Quayle: US Relations with Japan Are Strong He Notes Japan's Global Contributions, Calls Nations `Closest of Allies'

By Lucia Mouat, writer of The Christian Science Monitor | The Christian Science Monitor, April 29, 1992 | Go to article overview

Quayle: US Relations with Japan Are Strong He Notes Japan's Global Contributions, Calls Nations `Closest of Allies'


Lucia Mouat, writer of The Christian Science Monitor, The Christian Science Monitor


BY almost any measure, tensions between the United States and Japan remain high. Yet US Vice President Dan Quayle insists that the relationship between the world's two largest economies is strong and improving.

In an address to the prestigious Council on Foreign Relations here this week, the vice president termed the two nations "the closest of allies" and chastised America-bashers in Japan and Japan-bashers in this country for hurling "degrading insults" at one another.

He said that intensive trade negotiations with Tokyo have paid off in reduced trade barriers and a rise in US exports.

Quayle will put the same case directly to Japanese officials on a four-day trip to Tokyo beginning May 12. The occasion is the 20th anniversary of the return of US-occupied Okinawa to the Japanese government. Quayle will be the first high-level administration visitor since President Bush flew to Tokyo with top US auto leaders last January.

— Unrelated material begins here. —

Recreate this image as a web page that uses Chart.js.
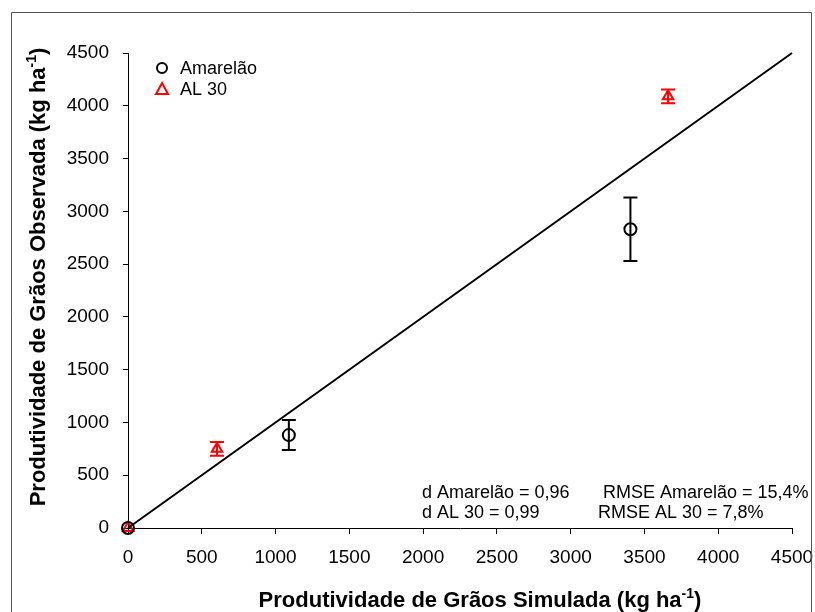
<!DOCTYPE html>
<html>
<head>
<meta charset="utf-8">
<script src="https://cdn.jsdelivr.net/npm/chart.js@4"></script>
<style>
  html, body { margin: 0; padding: 0; background: #fff; }
  #wrap { width: 815px; height: 612px; }
</style>
</head>
<body>
<div id="wrap"><canvas id="c" width="815" height="612"></canvas></div>
<script>
// Amarelão: simulated vs observed grain yield (kg/ha) with error
const amarelaoSim = [0, 1090, 3405];
const amarelaoObs = [0, 880, 2830];
const amarelaoErr = [0, 142, 300];

// AL 30
const al30Sim = [0, 603, 3660];
const al30Obs = [0, 750, 4090];
const al30Err = [0, 65, 65];

// 1:1 line
const lineX = [0, 4500];
const lineY = [0, 4500];

const axisMin = 0;
const axisMax = 4500;
const axisStep = 500;

const font = "'Liberation Sans', Arial, sans-serif";

const toPts = (xs, ys) => xs.map((x, i) => ({ x, y: ys[i] }));

// error bars drawn through the scales
const errorBars = {
  id: "errorBars",
  beforeDatasetsDraw(chart) {
    const { ctx, scales: { x, y } } = chart;
    const sets = [
      { xs: amarelaoSim, ys: amarelaoObs, es: amarelaoErr, color: "#000" },
      { xs: al30Sim, ys: al30Obs, es: al30Err, color: "#ff0000" },
    ];
    ctx.save();
    ctx.lineWidth = 2;
    sets.forEach(({ xs, ys, es, color }) => {
      ctx.strokeStyle = color;
      xs.forEach((v, i) => {
        if (!es[i]) return;
        const px = x.getPixelForValue(v);
        const top = y.getPixelForValue(ys[i] + es[i]);
        const bot = y.getPixelForValue(ys[i] - es[i]);
        ctx.beginPath();
        ctx.moveTo(px, top);
        ctx.lineTo(px, bot);
        ctx.moveTo(px - 7, top);
        ctx.lineTo(px + 7, top);
        ctx.moveTo(px - 7, bot);
        ctx.lineTo(px + 7, bot);
        ctx.stroke();
      });
    });
    ctx.restore();
  },
};

function drawSup(ctx, parts, size, supSize) {
  // parts: [text, isSup]; centred on current origin, alphabetic baseline
  let w = 0;
  parts.forEach(([t, sup]) => {
    ctx.font = `bold ${sup ? supSize : size}px ${font}`;
    w += ctx.measureText(t).width;
  });
  let xPos = -w / 2;
  parts.forEach(([t, sup]) => {
    ctx.font = `bold ${sup ? supSize : size}px ${font}`;
    ctx.fillText(t, xPos, sup ? -size * 0.42 : 0);
    xPos += ctx.measureText(t).width;
  });
}

const decorations = {
  id: "decorations",
  afterDraw(chart) {
    const { ctx } = chart;
    ctx.save();
    // outer frame
    ctx.strokeStyle = "#555";
    ctx.lineWidth = 1;
    ctx.beginPath();
    ctx.moveTo(11.5, 620);
    ctx.lineTo(11.5, 12.5);
    ctx.lineTo(811.5, 12.5);
    ctx.lineTo(811.5, 620);
    ctx.stroke();

    ctx.fillStyle = "#000";
    ctx.textBaseline = "alphabetic";

    // axis titles
    ctx.save();
    ctx.translate(480, 607);
    drawSup(ctx, [["Produtividade de Grãos Simulada (kg ha", false], ["-1", true], [")", false]], 22, 14);
    ctx.restore();

    ctx.save();
    ctx.translate(45, 277);
    ctx.rotate(-Math.PI / 2);
    drawSup(ctx, [["Produtividade de Grãos Observada (kg ha", false], ["-1", true], [")", false]], 22, 14);
    ctx.restore();

    // legend
    ctx.lineWidth = 2;
    ctx.strokeStyle = "#000";
    ctx.beginPath();
    ctx.arc(162, 68, 5, 0, Math.PI * 2);
    ctx.stroke();
    ctx.strokeStyle = "#ff0000";
    ctx.beginPath();
    ctx.moveTo(162, 83);
    ctx.lineTo(168, 94);
    ctx.lineTo(156, 94);
    ctx.closePath();
    ctx.stroke();
    ctx.font = `18px ${font}`;
    ctx.fillText("Amarelão", 180, 74);
    ctx.fillText("AL 30", 180, 95);

    // statistics
    ctx.fillText("d Amarelão = 0,96", 422, 498);
    ctx.fillText("RMSE Amarelão = 15,4%", 603, 498);
    ctx.fillText("d AL 30 = 0,99", 422, 518);
    ctx.fillText("RMSE AL 30 = 7,8%", 598, 518);
    ctx.restore();
  },
};

const tickFont = { family: font, size: 19 };
const plain = (v) => String(v);

new Chart(document.getElementById("c"), {
  type: "scatter",
  data: {
    datasets: [
      {
        label: "1:1",
        type: "line",
        data: toPts(lineX, lineY),
        borderColor: "#000",
        borderWidth: 2,
        pointRadius: 0,
        fill: false,
        clip: false,
      },
      {
        label: "Amarelão",
        data: toPts(amarelaoSim, amarelaoObs),
        pointStyle: "circle",
        pointRadius: 6,
        borderColor: "#000",
        backgroundColor: "rgba(0,0,0,0)",
        borderWidth: 2,
        clip: false,
      },
      {
        label: "AL 30",
        data: toPts(al30Sim, al30Obs),
        pointStyle: "triangle",
        pointRadius: 6,
        borderColor: "#ff0000",
        backgroundColor: "rgba(0,0,0,0)",
        borderWidth: 2,
        clip: false,
      },
    ],
  },
  options: {
    responsive: false,
    animation: false,
    layout: { padding: { left: 48, top: 53, right: 23, bottom: 44 } },
    plugins: { legend: { display: false }, tooltip: { enabled: false } },
    scales: {
      x: {
        type: "linear",
        min: axisMin,
        max: axisMax,
        ticks: { stepSize: axisStep, font: tickFont, color: "#000", padding: 12, maxRotation: 0, callback: plain },
        grid: { drawOnChartArea: false, tickLength: 6, color: "#000" },
        border: { color: "#000", width: 1 },
        afterFit(s) { s.height = 40; s.paddingLeft = 0; s.paddingRight = 0; },
      },
      y: {
        type: "linear",
        min: axisMin,
        max: axisMax,
        ticks: { stepSize: axisStep, font: tickFont, color: "#000", padding: 14, callback: plain },
        grid: { drawOnChartArea: false, tickLength: 5, color: "#000" },
        border: { color: "#000", width: 1 },
        afterFit(s) { s.width = 80; s.paddingTop = 0; s.paddingBottom = 0; },
      },
    },
  },
  plugins: [errorBars, decorations],
});
</script>
</body>
</html>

The May trip may not offset past damage or result in any basic policy redirection, but it is very important in the context of the poor state of US-Japanese relations, says Daniel Unger, an assistant professor of government and East Asian expert at Georgetown University.

"Quayle is someone who can clearly say, 'Yes, we have problems but we also have interests in common,' " Professor Unger says. "That's something I think Bush really is not allowed {politically} to say at this stage."

"I think the trip is tremendously important because it appeals to the sense of partnership {in Japan} that's compatible with some degree of a greater national consciousness," says Kent Calder, director of the US-Japan program at Princeton University.

"I think the Japanese have felt that we have not been reciprocating for the huge contributions they made in the Gulf war. We should definitely send a major figure in the light of what happened during the visit last January."

In a meeting with a dozen reporters after his council speech, Quayle stressed Japan's global contributions, including its payment of 72 percent of the non-salary cost of supporting US troops stationed in Japan.